Q: How did you feel about the “Dawn of the Dead” remake?

KF: I thought it was a good horror film. I especially like the shot of the car crash. And where they try to escape the bus. Those are some great shots. But yeah, I thought it was a good movie. I know they got death threats for remaking a classic, and I’m a slow zombie guy, but I liked it.

Q: In real life, did you ever have a Joe Grizzley haircut?

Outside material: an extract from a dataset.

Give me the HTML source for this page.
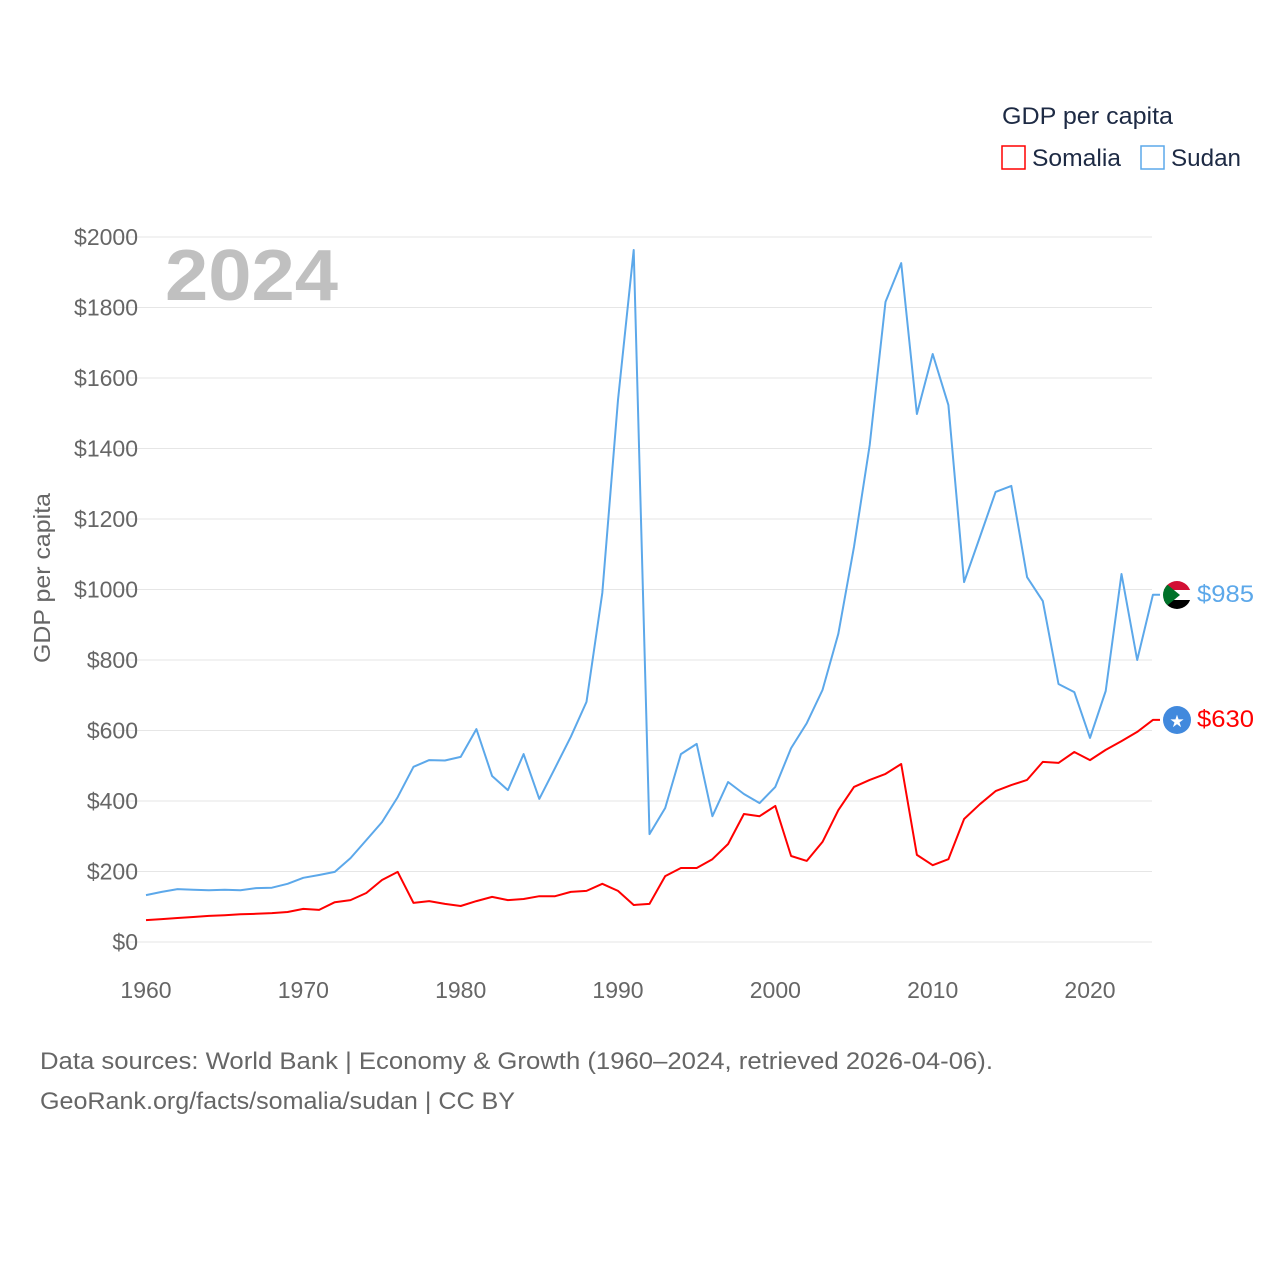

KF: (laughs) That’s a strange one. Can I tell you about the hair? I have the kind of hair… my hair is as straight as anyone’s hair. And back in the day, it was the time of the Afro. And before that, they had the Conk. There was this gel that straightened out the nappy hair and made you look like Elvis. Every guy in the neighborhood had it, I wanted it, but my mom said, “You don’t have that kind of hair.”So there was the Conk and the Afro, but I couldn’t grow either right. I just had that look. By the time I got a full head of hair, it began to recede a little bit and I just had to live with it. Some say it’s a giveaway that I’m not full African-American, but not many of us are.

Q: You’ve worked with Rob Zombie a few times with “Halloween”, “Devil’s Rejects” and “Lords of Salem”. Do you have some sort of shorthand at this point?

KF: Yeah. Rob will tell me to stick to the script, but at the same time “do what you want to do”. And then if I say something he doesn’t like, he’ll cut me off and say to just stick to the script. It is a shorthand in a way, because he can just say “Can you do that?” and I can say “Yeah, I got it.” That does happen a lot on the set.